Rallakis não economiza adjetivos para definir o provável acordo de Tsipras com Bruxelas. “Não é de modo algum positivo, e não falo somente dos aposentados, mas dos trabalhadores em geral. A elevação de impostos também vai nos afetar diretamente, pois reduz ainda mais nosso escasso poder aquisitivo. Queremos manter as aposentadorias, mas também recuperar o que nos tiraram. Precisam deixar de meter a mão em nossos bolsos, porque não chega nem para os remédios; se não fizerem isso, terão de nos enfrentar, e sabem que nossos votos valem o mesmo que os deles”, protesta, apontando como exemplo a manifestação de aposentados de toda a Grécia no centro de Atenas. “Não estamos pedindo nada grátis, só reivindicando os nossos direitos. Contribuímos para as aposentadorias que temos, incluindo o pagamento pelo Natal, que nos tiraram.

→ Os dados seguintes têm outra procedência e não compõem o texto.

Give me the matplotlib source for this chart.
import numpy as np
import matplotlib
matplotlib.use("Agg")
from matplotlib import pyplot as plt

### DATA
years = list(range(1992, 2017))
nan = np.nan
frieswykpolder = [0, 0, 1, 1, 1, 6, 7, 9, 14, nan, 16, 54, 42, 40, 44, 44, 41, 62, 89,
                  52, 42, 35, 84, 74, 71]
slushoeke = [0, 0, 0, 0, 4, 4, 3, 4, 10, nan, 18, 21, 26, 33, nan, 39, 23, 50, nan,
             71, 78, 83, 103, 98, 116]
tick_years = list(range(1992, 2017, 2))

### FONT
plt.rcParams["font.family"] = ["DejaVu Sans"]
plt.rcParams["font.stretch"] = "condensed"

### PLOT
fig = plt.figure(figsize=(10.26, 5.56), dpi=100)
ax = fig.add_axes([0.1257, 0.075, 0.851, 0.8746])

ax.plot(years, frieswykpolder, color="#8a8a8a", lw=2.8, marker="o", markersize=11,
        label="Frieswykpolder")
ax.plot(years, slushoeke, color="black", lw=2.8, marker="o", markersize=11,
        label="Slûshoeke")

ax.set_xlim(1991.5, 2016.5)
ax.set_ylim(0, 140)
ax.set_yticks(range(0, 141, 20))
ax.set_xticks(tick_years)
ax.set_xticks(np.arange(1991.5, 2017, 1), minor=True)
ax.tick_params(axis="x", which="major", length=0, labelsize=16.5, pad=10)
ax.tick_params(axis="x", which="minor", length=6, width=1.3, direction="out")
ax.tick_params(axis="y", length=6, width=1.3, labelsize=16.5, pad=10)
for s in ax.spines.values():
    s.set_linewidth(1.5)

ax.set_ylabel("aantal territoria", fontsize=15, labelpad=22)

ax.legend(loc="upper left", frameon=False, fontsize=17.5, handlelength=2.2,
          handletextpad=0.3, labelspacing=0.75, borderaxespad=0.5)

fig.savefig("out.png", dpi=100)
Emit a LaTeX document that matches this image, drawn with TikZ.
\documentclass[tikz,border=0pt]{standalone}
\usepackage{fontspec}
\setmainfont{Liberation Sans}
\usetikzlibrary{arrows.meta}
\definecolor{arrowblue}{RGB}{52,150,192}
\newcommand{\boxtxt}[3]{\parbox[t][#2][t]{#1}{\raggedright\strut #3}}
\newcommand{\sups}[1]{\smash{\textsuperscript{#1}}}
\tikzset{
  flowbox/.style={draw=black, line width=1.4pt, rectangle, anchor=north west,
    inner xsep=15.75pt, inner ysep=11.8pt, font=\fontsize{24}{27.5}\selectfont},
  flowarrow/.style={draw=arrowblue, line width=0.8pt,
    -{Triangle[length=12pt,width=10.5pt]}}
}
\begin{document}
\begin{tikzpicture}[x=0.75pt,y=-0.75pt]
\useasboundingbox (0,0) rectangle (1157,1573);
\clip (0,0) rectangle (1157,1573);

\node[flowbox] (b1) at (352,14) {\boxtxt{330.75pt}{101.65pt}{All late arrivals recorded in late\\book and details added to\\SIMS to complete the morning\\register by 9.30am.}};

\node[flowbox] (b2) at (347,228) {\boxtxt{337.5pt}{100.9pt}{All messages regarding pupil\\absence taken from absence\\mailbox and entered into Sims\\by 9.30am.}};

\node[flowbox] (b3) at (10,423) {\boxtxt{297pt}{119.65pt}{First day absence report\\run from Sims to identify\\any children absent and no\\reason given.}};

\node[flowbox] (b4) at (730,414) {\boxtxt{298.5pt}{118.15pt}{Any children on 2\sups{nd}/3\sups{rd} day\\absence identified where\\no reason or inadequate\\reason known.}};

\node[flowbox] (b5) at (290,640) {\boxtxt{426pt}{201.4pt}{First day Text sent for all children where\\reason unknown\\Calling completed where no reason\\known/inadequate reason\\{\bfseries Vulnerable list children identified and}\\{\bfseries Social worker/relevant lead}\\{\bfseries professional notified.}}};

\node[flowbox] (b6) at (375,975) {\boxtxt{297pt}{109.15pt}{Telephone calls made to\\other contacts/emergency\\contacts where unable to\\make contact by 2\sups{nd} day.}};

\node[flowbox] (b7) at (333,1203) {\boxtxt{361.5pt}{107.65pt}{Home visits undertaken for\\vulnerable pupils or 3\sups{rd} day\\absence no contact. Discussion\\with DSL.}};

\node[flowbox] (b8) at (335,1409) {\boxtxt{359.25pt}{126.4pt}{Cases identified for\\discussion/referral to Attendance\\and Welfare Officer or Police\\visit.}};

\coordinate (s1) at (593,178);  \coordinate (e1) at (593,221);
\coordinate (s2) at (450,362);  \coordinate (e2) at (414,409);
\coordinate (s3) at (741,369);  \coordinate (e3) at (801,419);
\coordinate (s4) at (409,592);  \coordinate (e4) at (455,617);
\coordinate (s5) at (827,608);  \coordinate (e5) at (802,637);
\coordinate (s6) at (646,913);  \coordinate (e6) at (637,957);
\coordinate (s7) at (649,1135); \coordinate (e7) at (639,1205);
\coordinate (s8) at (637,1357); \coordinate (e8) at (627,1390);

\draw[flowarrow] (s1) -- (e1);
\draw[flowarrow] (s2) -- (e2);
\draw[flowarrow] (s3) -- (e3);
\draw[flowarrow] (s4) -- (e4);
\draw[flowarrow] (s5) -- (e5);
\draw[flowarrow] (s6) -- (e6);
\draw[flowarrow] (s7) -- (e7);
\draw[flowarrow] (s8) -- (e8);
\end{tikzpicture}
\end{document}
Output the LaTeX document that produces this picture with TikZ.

Em cinco anos só vimos cortes: as aposentadorias principais de mais de mil euros foram reduzidas em 40%; todas as complementares, em 60%”, acrescenta.
A Grécia dedicava até agora ao pagamento de benefícios quase 18% de seu orçamento, com situações tão raras como a aposentadoria antecipada a partir dos 52 anos para uma trintena de profissões “de risco” – entre elas, cabeleireiras, cantores de ópera ou câmeras de TV–, mas Rallakis nega a maior discrepância: que os gregos estejam entre os aposentados mais bem-pagos da Europa. “Estamos abaixo da média da UE. Posso entender as críticas pelas aposentadorias antecipadas, mas é uma falácia que estejamos recebendo mais que os alemães, como muitos dizem.”
A seu lado, Panayotis Sofos, vice-presidente da federação, classifica como “antipopulares” as medidas do acordo. “São uma continuação das políticas da troika, o ditado do Eurogrupo e, portanto, do capital”. A veia militante, operária, lateja com raiva em ambos, embora garantam não ter vínculos com nenhum partido de esquerda. Sofos, ex-metalúrgico, assegura ter perdido “uns 8.000 euros por ano, ao redor de 600 por mês” com os cortes. “E o acordo [com os parceiros do euro] ainda não foi concluído, portanto, pode ser até pior do que tememos”, finaliza, pessimista.